“Could it happen here? The environmental disaster that followed the blow-out of the Deepwater Horizon rig in the Gulf of Mexico has shown that deep-water drilling is indeed a hazardous activity. . . Like the big banks, big oil needs to be restrained.” – The Independent, 10 June 2010.
As BP is an oil company, its massive Gulf of Mexico oil spill has significant consequences for Shell, Exxon, and other oil firms. The tar ball that spread across the Gulf is also spreading across the oil industry, gumming up oil firms’ reputations and darkening their collective futures.
These types of situations, where events at one firm can damage the success and survival of entire industries, can be conceptualized as reputation commons problems, where the commons is a resource that is collectively owned and jointly used. Examples abound across a broad swath of industries, with the BP disaster as just the most recent. These sorts of problems arise because stakeholders of all kinds are unable or unwilling to separate the baby from the bathwater. We cannot pay attention to everything so we develop shortcuts to help us cope with a complex world. For example, in the case of banks we may say: I’ve heard bad things about banks; this is a bank; therefore, it is likely to be bad.
The implication of a reputation commons is that you cannot manage your firm’s reputation in isolation from your industry. Even though the eventual destruction of the commons will make all worse off, the dominant economic incentive for individuals to overexploit the commons is difficult to keep in check. The solution for many natural resource commons problems has been to privatize the commons. In an analogous fashion, the solution for an industry faced with a reputation commons problem is to erect what we have termed mental fences that parcel reputation into individual plots.
Consider the risk a firm faces by being in an industry with a few dozen firms, each with a five per cent chance of suffering a major crisis in the next year. If the actions of other firms reflect on all firms in the industry, then it becomes virtually certain that at some point the focal firm will suffer collateral damage. But if the firm can untangle itself from the reputation commons and stake out its own distinct reputation plot it can ameliorate this vulnerability to the acts of others.

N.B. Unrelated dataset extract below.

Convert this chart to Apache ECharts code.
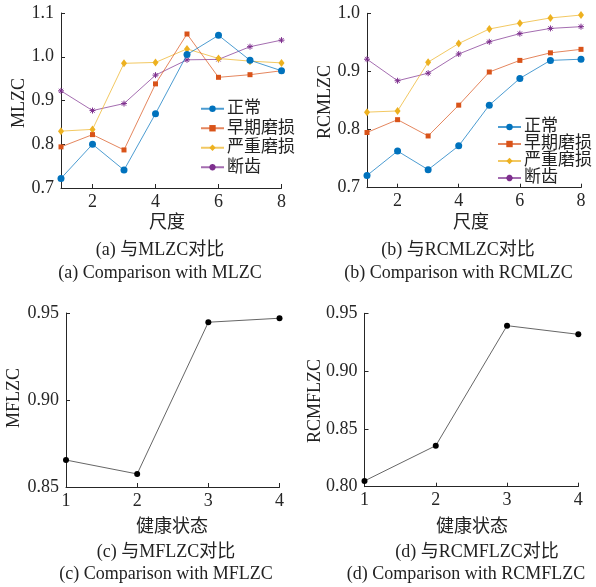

Mental fences are built through information disclosure. Transparency, outreach and community involvement help to distinguish firms, making them more than generic players in an industry. This stands in contrast to the common tendency to hunker down. Don’t be a closed box. Most stakeholders, given other demands on their attention, will not take the trouble to look inside a closed box. But once their attention is drawn toward it as a result of an inevitable disaster, they will presume the worst about the unknown contents. It is better to establish transparent relationships in advance, when stakeholders are amenable to listening, and then to keep that relationship alive.
Interestingly, a mental fence built in isolation seems to be ineffective. If a firm does manage to distinguish itself from similar other firms in the eyes of stakeholders it still remains vulnerable to harm from the misdeeds of rivals if these rivals have not also built mental fences. The chemical industry recognized this after the Bhopal disaster and created the Responsible Care industry self-regulatory program, the primary code of which required all member firms to open their doors and closely interact with the community.
Given the massive damage inflicted on the Gulf region, it presently feels rather petty to focus on the welfare of industry in response to crisis. But perhaps an industry’s recognition and better management of their shared fate may decrease the likelihood of future disasters.